*AVAILABLE RECORDS*:

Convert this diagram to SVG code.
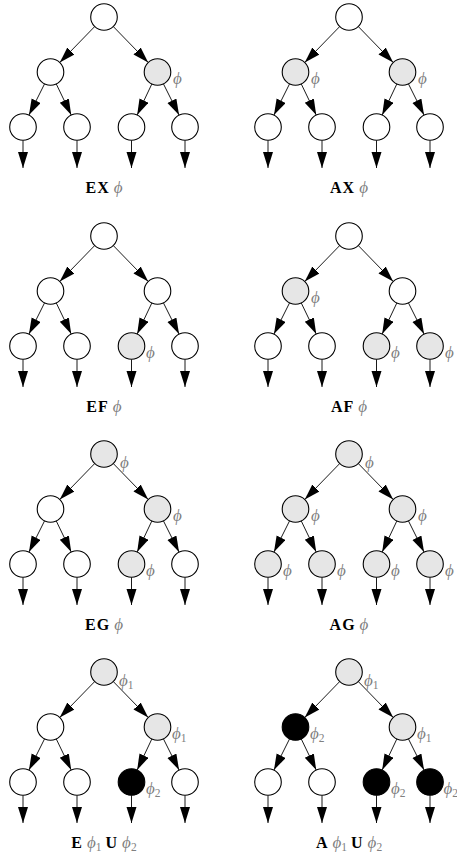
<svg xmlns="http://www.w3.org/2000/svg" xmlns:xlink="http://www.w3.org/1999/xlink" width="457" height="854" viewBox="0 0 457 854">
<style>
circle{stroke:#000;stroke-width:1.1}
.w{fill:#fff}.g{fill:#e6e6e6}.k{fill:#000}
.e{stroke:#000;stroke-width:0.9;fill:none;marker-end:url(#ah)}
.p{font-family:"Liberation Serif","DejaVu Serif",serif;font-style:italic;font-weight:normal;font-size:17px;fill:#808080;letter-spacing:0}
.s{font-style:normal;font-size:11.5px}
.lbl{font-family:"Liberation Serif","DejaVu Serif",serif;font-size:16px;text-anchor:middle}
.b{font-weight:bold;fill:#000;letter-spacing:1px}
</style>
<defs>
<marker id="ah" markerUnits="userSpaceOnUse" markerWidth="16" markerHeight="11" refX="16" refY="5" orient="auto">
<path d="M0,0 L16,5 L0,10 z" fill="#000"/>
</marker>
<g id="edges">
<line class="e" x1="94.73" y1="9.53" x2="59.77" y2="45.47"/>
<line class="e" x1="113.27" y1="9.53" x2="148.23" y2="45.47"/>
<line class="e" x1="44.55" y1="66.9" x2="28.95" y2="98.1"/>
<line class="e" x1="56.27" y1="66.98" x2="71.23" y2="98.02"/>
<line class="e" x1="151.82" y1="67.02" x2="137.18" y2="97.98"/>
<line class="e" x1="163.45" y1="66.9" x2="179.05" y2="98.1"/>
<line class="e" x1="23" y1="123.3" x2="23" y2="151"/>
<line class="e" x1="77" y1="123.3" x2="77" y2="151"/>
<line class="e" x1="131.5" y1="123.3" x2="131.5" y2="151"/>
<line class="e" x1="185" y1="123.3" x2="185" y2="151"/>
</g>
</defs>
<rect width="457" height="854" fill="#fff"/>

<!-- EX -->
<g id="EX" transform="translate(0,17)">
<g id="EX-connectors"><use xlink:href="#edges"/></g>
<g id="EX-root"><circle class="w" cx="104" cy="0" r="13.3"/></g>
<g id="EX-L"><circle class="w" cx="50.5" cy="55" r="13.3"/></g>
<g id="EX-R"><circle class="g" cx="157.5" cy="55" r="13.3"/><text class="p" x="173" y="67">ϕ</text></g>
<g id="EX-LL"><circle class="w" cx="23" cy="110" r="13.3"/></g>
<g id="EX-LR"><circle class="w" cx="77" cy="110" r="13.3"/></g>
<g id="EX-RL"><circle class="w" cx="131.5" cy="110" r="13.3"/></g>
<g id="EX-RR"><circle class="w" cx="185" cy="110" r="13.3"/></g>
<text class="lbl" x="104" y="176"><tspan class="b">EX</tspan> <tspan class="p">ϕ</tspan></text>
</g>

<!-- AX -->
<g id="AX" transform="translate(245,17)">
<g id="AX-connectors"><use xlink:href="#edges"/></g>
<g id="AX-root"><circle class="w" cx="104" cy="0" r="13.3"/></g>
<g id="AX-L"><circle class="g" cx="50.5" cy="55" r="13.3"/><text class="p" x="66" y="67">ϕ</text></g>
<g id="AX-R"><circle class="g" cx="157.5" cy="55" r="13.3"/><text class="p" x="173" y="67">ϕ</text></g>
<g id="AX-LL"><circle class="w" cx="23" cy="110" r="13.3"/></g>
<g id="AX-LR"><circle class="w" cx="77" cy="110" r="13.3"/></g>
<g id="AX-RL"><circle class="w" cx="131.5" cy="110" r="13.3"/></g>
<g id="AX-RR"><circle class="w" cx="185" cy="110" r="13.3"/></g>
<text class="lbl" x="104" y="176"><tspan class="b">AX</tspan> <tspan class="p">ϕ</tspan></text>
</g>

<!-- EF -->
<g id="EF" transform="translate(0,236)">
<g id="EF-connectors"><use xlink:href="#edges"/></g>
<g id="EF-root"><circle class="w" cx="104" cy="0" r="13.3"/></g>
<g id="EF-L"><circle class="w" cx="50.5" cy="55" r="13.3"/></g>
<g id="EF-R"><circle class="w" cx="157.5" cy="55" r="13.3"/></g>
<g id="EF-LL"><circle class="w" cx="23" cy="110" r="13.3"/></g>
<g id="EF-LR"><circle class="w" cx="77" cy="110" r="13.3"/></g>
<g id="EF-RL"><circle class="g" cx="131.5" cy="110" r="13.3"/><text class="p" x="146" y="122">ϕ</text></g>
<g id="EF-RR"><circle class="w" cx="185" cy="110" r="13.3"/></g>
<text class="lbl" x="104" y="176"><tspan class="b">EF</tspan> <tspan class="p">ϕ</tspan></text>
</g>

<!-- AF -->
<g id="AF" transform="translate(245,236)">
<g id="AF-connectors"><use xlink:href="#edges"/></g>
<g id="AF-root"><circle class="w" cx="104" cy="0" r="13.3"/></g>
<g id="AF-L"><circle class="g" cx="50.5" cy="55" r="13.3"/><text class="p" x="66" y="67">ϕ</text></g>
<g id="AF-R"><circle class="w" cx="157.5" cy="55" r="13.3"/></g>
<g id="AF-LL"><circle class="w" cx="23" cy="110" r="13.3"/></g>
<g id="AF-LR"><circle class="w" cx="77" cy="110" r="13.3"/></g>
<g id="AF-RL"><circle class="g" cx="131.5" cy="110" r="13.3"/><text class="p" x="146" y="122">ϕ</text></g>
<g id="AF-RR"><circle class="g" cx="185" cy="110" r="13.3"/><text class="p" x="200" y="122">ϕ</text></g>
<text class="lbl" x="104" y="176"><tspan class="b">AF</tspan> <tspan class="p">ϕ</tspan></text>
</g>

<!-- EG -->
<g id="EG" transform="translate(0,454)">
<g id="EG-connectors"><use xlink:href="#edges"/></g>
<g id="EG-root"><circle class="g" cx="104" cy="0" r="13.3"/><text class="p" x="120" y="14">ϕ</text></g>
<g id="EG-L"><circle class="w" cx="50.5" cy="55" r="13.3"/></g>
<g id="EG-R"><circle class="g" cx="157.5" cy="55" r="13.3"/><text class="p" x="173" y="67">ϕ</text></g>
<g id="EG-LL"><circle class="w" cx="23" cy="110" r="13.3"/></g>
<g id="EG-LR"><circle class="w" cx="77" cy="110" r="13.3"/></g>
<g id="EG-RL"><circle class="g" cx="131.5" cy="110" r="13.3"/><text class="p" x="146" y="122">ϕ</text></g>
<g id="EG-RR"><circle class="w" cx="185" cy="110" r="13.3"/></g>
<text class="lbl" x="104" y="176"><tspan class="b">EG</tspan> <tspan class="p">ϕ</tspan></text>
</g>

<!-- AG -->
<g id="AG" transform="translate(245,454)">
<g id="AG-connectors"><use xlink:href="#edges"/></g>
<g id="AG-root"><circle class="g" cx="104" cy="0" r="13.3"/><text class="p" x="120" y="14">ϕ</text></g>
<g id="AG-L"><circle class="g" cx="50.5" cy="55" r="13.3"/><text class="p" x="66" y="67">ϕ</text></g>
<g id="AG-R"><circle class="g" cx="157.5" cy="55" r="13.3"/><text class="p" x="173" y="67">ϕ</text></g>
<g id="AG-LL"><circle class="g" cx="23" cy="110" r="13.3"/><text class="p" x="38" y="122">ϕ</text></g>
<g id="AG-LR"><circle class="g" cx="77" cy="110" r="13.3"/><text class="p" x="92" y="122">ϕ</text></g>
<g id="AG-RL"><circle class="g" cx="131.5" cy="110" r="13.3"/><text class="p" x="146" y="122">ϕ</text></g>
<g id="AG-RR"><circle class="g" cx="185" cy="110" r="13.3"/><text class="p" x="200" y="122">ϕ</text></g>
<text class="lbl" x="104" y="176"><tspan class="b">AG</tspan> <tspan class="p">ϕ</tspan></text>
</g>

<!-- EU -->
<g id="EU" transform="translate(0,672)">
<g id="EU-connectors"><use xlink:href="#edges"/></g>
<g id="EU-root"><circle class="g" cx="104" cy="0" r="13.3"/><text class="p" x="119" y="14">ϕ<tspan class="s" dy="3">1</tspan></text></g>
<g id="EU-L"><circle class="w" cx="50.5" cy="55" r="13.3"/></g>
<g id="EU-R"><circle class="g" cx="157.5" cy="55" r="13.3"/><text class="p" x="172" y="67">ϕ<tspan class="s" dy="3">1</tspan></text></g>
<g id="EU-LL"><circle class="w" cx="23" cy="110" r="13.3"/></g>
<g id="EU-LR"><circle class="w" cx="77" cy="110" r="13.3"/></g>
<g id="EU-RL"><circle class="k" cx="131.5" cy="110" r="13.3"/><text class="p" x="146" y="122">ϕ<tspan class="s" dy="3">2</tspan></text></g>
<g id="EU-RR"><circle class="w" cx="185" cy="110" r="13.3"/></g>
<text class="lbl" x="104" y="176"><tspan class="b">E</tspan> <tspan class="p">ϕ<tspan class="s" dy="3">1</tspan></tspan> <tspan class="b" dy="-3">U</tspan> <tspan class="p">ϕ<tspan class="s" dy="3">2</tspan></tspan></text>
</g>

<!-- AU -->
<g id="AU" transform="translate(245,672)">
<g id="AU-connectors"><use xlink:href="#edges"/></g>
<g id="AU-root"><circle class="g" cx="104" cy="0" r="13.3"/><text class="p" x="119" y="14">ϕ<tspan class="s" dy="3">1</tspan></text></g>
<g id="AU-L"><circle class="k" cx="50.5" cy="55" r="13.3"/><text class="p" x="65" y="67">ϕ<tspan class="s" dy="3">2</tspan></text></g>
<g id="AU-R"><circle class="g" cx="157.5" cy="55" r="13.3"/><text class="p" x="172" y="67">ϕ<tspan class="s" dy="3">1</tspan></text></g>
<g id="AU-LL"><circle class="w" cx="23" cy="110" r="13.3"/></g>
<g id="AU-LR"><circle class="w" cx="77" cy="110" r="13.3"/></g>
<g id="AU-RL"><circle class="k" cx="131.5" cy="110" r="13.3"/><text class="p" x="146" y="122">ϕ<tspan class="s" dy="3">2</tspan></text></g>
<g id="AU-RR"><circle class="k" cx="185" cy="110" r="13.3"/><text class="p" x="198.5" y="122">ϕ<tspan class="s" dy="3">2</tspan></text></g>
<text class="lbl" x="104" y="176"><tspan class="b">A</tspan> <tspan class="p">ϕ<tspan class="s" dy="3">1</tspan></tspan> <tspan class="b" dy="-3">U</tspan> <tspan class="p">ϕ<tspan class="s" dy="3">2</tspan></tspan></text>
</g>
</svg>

---

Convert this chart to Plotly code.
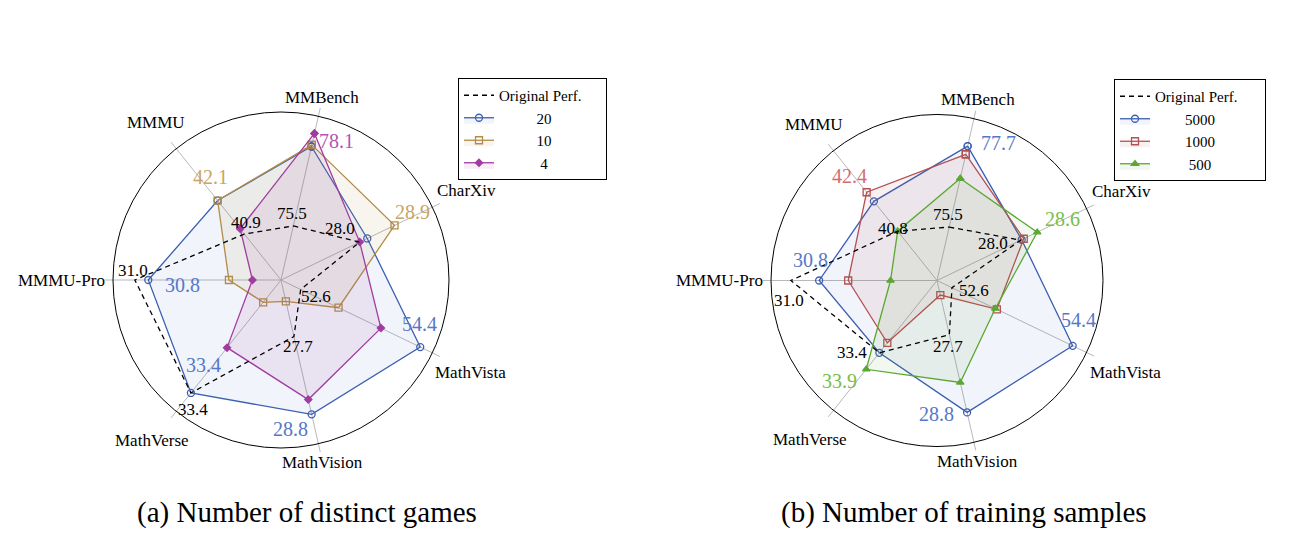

---

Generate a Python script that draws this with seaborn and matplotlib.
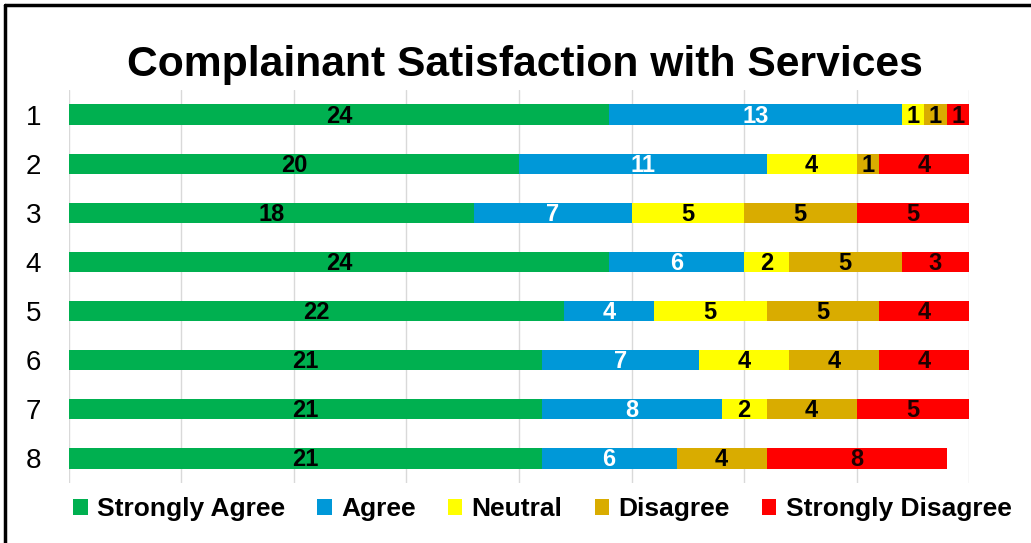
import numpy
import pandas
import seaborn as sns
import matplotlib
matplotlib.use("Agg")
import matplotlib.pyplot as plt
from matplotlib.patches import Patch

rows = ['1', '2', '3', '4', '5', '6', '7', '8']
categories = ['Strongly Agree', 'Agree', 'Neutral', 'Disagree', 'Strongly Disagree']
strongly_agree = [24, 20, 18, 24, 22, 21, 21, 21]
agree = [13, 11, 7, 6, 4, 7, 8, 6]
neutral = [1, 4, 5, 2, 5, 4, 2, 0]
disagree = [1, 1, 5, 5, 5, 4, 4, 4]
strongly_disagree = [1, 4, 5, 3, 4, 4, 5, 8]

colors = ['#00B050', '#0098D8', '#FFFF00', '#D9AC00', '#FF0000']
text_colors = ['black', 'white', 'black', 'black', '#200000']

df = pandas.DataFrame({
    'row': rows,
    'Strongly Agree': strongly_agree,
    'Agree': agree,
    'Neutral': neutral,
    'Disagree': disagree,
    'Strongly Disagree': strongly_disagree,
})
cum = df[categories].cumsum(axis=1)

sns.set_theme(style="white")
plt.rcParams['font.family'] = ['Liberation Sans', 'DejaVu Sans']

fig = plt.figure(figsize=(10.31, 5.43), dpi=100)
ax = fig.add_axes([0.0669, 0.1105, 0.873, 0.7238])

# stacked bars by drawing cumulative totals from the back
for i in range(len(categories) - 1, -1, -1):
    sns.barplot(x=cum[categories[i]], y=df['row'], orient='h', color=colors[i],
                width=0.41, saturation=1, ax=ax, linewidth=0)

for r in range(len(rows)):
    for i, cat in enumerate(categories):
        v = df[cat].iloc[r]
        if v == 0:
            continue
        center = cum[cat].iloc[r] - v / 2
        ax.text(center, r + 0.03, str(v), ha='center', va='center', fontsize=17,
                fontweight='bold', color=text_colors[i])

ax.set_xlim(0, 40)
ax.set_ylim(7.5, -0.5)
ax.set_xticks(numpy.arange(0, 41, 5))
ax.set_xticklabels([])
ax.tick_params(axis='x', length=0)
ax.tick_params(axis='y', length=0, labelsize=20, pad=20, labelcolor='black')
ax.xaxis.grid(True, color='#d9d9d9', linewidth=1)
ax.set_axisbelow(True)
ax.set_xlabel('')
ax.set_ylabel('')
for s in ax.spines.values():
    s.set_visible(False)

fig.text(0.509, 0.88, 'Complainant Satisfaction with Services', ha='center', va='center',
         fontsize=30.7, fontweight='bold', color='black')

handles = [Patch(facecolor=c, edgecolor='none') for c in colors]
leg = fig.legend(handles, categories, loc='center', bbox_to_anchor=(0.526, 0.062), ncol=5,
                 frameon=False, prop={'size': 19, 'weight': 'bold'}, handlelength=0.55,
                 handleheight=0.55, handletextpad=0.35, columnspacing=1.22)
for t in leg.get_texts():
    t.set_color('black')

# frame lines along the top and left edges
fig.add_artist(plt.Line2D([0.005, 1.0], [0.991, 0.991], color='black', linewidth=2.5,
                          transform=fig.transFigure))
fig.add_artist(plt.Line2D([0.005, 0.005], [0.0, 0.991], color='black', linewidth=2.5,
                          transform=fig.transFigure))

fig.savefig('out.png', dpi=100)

*WRITTEN INSTRUCTION*: Report the number of lines in the entries above that include the string "this". Give nothing but the number.

*COMPLETE RESPONSE*: 3